TASK PROMPT ▸ Would you transcribe the listing that follows, character for character, and omit its images?

DATA SECTION ▸
╭──
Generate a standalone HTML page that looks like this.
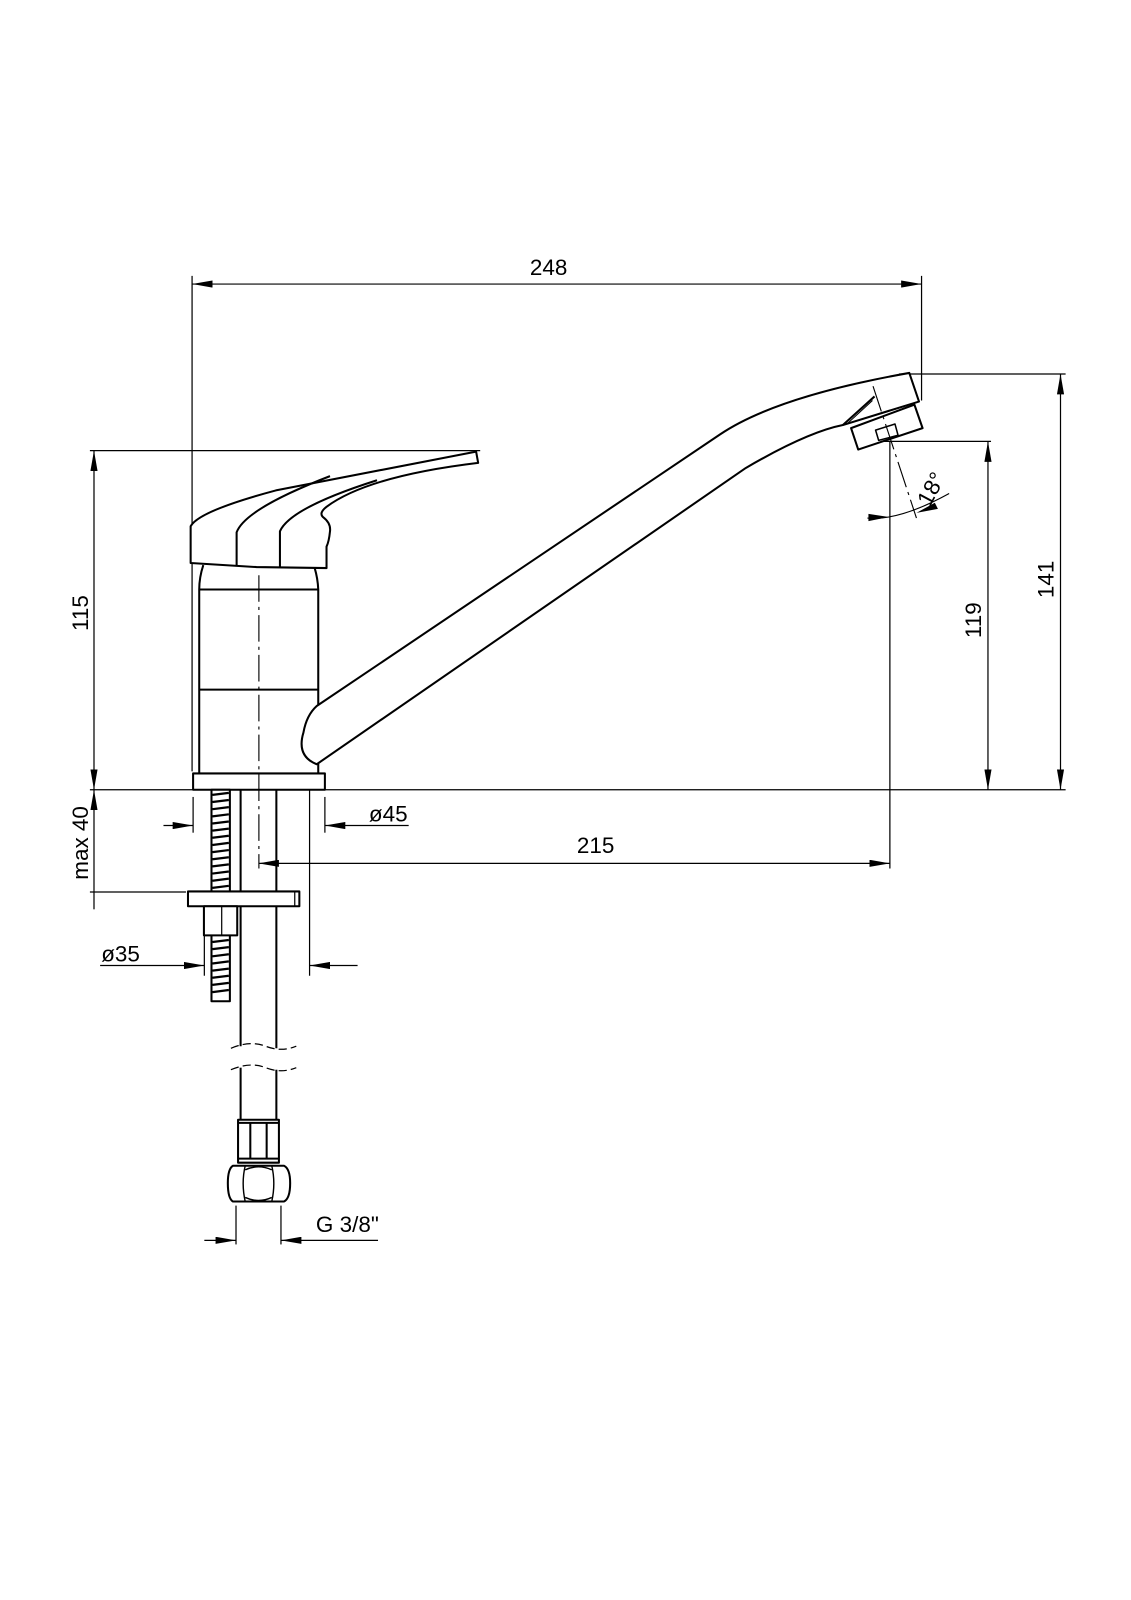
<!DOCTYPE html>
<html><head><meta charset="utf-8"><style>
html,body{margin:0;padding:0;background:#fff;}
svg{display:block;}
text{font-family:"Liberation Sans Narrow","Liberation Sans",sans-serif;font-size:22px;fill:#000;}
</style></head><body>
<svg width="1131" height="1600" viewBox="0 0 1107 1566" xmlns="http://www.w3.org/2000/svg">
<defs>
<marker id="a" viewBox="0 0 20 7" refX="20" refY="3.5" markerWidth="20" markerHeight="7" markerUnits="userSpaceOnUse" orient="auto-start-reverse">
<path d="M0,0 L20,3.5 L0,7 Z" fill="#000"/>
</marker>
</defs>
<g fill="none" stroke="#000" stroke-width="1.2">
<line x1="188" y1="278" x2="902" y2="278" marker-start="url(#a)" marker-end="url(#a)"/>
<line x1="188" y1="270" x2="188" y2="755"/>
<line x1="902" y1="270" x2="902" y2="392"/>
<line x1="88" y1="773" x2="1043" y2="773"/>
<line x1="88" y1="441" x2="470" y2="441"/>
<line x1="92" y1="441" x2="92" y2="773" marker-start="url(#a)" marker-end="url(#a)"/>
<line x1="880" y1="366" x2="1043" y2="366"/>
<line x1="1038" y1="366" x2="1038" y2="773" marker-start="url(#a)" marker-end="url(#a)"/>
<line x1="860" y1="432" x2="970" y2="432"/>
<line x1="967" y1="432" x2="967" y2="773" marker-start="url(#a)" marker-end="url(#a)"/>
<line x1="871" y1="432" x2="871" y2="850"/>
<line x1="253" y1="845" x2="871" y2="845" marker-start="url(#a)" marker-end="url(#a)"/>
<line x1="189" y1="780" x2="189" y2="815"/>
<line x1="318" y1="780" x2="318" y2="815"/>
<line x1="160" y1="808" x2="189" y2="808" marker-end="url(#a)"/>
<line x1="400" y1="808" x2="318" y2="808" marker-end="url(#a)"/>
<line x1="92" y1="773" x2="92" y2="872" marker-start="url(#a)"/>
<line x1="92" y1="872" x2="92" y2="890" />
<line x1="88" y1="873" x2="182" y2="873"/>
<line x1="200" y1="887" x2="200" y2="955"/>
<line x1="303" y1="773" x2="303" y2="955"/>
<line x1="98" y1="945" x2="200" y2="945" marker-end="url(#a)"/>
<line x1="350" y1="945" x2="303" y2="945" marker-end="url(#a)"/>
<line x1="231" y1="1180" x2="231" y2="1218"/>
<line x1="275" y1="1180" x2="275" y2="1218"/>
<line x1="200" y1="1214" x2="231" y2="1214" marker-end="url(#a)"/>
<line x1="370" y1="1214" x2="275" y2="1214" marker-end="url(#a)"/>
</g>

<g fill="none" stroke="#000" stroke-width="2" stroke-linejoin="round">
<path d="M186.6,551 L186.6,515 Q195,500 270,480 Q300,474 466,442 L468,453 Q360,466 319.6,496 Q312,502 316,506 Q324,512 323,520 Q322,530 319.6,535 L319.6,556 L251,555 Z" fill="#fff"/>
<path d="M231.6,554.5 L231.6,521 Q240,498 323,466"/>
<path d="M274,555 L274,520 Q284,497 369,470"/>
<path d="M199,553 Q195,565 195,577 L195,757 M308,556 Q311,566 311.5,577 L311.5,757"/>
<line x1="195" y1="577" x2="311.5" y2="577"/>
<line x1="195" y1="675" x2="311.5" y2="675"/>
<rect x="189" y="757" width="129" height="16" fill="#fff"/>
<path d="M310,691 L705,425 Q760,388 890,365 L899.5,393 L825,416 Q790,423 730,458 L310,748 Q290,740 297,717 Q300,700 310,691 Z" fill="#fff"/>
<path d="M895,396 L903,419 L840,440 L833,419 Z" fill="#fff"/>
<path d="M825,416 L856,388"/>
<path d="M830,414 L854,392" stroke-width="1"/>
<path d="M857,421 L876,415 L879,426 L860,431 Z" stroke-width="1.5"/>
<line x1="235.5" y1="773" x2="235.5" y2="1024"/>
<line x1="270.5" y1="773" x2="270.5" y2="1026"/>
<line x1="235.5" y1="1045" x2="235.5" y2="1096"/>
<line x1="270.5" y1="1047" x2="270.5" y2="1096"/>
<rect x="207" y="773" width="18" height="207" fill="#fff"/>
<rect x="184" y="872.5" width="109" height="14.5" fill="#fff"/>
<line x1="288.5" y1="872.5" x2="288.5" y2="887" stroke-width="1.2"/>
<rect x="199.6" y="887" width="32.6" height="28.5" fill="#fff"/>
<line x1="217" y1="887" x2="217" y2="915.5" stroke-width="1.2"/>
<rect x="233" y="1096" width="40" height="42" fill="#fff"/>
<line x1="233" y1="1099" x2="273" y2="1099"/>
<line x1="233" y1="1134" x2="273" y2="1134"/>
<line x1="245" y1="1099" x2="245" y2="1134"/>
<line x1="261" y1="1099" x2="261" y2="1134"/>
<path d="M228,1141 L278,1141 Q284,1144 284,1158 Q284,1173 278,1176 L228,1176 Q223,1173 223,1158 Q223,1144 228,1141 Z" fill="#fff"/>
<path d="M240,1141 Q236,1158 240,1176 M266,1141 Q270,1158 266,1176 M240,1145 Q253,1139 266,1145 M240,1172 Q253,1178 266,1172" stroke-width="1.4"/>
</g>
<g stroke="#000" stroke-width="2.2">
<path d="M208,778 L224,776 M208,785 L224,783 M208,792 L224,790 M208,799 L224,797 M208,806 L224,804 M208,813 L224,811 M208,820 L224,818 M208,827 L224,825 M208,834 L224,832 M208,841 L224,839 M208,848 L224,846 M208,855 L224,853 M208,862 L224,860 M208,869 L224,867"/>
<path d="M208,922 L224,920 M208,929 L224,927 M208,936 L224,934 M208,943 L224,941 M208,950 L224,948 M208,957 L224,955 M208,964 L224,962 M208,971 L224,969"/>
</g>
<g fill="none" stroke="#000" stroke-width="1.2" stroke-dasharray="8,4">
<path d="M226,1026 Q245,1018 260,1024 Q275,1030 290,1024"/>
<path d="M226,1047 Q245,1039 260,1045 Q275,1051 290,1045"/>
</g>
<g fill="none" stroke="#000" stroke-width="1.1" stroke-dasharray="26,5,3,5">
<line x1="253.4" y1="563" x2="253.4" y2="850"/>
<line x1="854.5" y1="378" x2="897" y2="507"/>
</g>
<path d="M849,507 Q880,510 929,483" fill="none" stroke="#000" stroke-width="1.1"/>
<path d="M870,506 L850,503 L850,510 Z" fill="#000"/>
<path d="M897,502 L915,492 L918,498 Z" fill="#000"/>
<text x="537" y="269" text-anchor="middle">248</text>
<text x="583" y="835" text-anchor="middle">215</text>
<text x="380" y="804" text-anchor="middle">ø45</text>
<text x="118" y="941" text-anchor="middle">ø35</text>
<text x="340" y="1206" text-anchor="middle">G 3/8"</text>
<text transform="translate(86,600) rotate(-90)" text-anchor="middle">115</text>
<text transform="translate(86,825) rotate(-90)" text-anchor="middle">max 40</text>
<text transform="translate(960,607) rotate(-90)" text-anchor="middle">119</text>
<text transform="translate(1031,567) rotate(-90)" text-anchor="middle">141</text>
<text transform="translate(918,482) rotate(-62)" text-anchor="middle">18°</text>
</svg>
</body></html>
╰──
RESPONSE TO THIS EXERCISE ▸
Generate a standalone HTML page that looks like this.
<!DOCTYPE html>
<html><head><meta charset="utf-8"><style>
html,body{margin:0;padding:0;background:#fff;}
svg{display:block;}
text{font-family:"Liberation Sans Narrow","Liberation Sans",sans-serif;font-size:22px;fill:#000;}
</style></head><body>
<svg width="1131" height="1600" viewBox="0 0 1107 1566" xmlns="http://www.w3.org/2000/svg">
<defs>
<marker id="a" viewBox="0 0 20 7" refX="20" refY="3.5" markerWidth="20" markerHeight="7" markerUnits="userSpaceOnUse" orient="auto-start-reverse">
<path d="M0,0 L20,3.5 L0,7 Z" fill="#000"/>
</marker>
</defs>
<g fill="none" stroke="#000" stroke-width="1.2">
<line x1="188" y1="278" x2="902" y2="278" marker-start="url(#a)" marker-end="url(#a)"/>
<line x1="188" y1="270" x2="188" y2="755"/>
<line x1="902" y1="270" x2="902" y2="392"/>
<line x1="88" y1="773" x2="1043" y2="773"/>
<line x1="88" y1="441" x2="470" y2="441"/>
<line x1="92" y1="441" x2="92" y2="773" marker-start="url(#a)" marker-end="url(#a)"/>
<line x1="880" y1="366" x2="1043" y2="366"/>
<line x1="1038" y1="366" x2="1038" y2="773" marker-start="url(#a)" marker-end="url(#a)"/>
<line x1="860" y1="432" x2="970" y2="432"/>
<line x1="967" y1="432" x2="967" y2="773" marker-start="url(#a)" marker-end="url(#a)"/>
<line x1="871" y1="432" x2="871" y2="850"/>
<line x1="253" y1="845" x2="871" y2="845" marker-start="url(#a)" marker-end="url(#a)"/>
<line x1="189" y1="780" x2="189" y2="815"/>
<line x1="318" y1="780" x2="318" y2="815"/>
<line x1="160" y1="808" x2="189" y2="808" marker-end="url(#a)"/>
<line x1="400" y1="808" x2="318" y2="808" marker-end="url(#a)"/>
<line x1="92" y1="773" x2="92" y2="872" marker-start="url(#a)"/>
<line x1="92" y1="872" x2="92" y2="890" />
<line x1="88" y1="873" x2="182" y2="873"/>
<line x1="200" y1="887" x2="200" y2="955"/>
<line x1="303" y1="773" x2="303" y2="955"/>
<line x1="98" y1="945" x2="200" y2="945" marker-end="url(#a)"/>
<line x1="350" y1="945" x2="303" y2="945" marker-end="url(#a)"/>
<line x1="231" y1="1180" x2="231" y2="1218"/>
<line x1="275" y1="1180" x2="275" y2="1218"/>
<line x1="200" y1="1214" x2="231" y2="1214" marker-end="url(#a)"/>
<line x1="370" y1="1214" x2="275" y2="1214" marker-end="url(#a)"/>
</g>

<g fill="none" stroke="#000" stroke-width="2" stroke-linejoin="round">
<path d="M186.6,551 L186.6,515 Q195,500 270,480 Q300,474 466,442 L468,453 Q360,466 319.6,496 Q312,502 316,506 Q324,512 323,520 Q322,530 319.6,535 L319.6,556 L251,555 Z" fill="#fff"/>
<path d="M231.6,554.5 L231.6,521 Q240,498 323,466"/>
<path d="M274,555 L274,520 Q284,497 369,470"/>
<path d="M199,553 Q195,565 195,577 L195,757 M308,556 Q311,566 311.5,577 L311.5,757"/>
<line x1="195" y1="577" x2="311.5" y2="577"/>
<line x1="195" y1="675" x2="311.5" y2="675"/>
<rect x="189" y="757" width="129" height="16" fill="#fff"/>
<path d="M310,691 L705,425 Q760,388 890,365 L899.5,393 L825,416 Q790,423 730,458 L310,748 Q290,740 297,717 Q300,700 310,691 Z" fill="#fff"/>
<path d="M895,396 L903,419 L840,440 L833,419 Z" fill="#fff"/>
<path d="M825,416 L856,388"/>
<path d="M830,414 L854,392" stroke-width="1"/>
<path d="M857,421 L876,415 L879,426 L860,431 Z" stroke-width="1.5"/>
<line x1="235.5" y1="773" x2="235.5" y2="1024"/>
<line x1="270.5" y1="773" x2="270.5" y2="1026"/>
<line x1="235.5" y1="1045" x2="235.5" y2="1096"/>
<line x1="270.5" y1="1047" x2="270.5" y2="1096"/>
<rect x="207" y="773" width="18" height="207" fill="#fff"/>
<rect x="184" y="872.5" width="109" height="14.5" fill="#fff"/>
<line x1="288.5" y1="872.5" x2="288.5" y2="887" stroke-width="1.2"/>
<rect x="199.6" y="887" width="32.6" height="28.5" fill="#fff"/>
<line x1="217" y1="887" x2="217" y2="915.5" stroke-width="1.2"/>
<rect x="233" y="1096" width="40" height="42" fill="#fff"/>
<line x1="233" y1="1099" x2="273" y2="1099"/>
<line x1="233" y1="1134" x2="273" y2="1134"/>
<line x1="245" y1="1099" x2="245" y2="1134"/>
<line x1="261" y1="1099" x2="261" y2="1134"/>
<path d="M228,1141 L278,1141 Q284,1144 284,1158 Q284,1173 278,1176 L228,1176 Q223,1173 223,1158 Q223,1144 228,1141 Z" fill="#fff"/>
<path d="M240,1141 Q236,1158 240,1176 M266,1141 Q270,1158 266,1176 M240,1145 Q253,1139 266,1145 M240,1172 Q253,1178 266,1172" stroke-width="1.4"/>
</g>
<g stroke="#000" stroke-width="2.2">
<path d="M208,778 L224,776 M208,785 L224,783 M208,792 L224,790 M208,799 L224,797 M208,806 L224,804 M208,813 L224,811 M208,820 L224,818 M208,827 L224,825 M208,834 L224,832 M208,841 L224,839 M208,848 L224,846 M208,855 L224,853 M208,862 L224,860 M208,869 L224,867"/>
<path d="M208,922 L224,920 M208,929 L224,927 M208,936 L224,934 M208,943 L224,941 M208,950 L224,948 M208,957 L224,955 M208,964 L224,962 M208,971 L224,969"/>
</g>
<g fill="none" stroke="#000" stroke-width="1.2" stroke-dasharray="8,4">
<path d="M226,1026 Q245,1018 260,1024 Q275,1030 290,1024"/>
<path d="M226,1047 Q245,1039 260,1045 Q275,1051 290,1045"/>
</g>
<g fill="none" stroke="#000" stroke-width="1.1" stroke-dasharray="26,5,3,5">
<line x1="253.4" y1="563" x2="253.4" y2="850"/>
<line x1="854.5" y1="378" x2="897" y2="507"/>
</g>
<path d="M849,507 Q880,510 929,483" fill="none" stroke="#000" stroke-width="1.1"/>
<path d="M870,506 L850,503 L850,510 Z" fill="#000"/>
<path d="M897,502 L915,492 L918,498 Z" fill="#000"/>
<text x="537" y="269" text-anchor="middle">248</text>
<text x="583" y="835" text-anchor="middle">215</text>
<text x="380" y="804" text-anchor="middle">ø45</text>
<text x="118" y="941" text-anchor="middle">ø35</text>
<text x="340" y="1206" text-anchor="middle">G 3/8"</text>
<text transform="translate(86,600) rotate(-90)" text-anchor="middle">115</text>
<text transform="translate(86,825) rotate(-90)" text-anchor="middle">max 40</text>
<text transform="translate(960,607) rotate(-90)" text-anchor="middle">119</text>
<text transform="translate(1031,567) rotate(-90)" text-anchor="middle">141</text>
<text transform="translate(918,482) rotate(-62)" text-anchor="middle">18°</text>
</svg>
</body></html>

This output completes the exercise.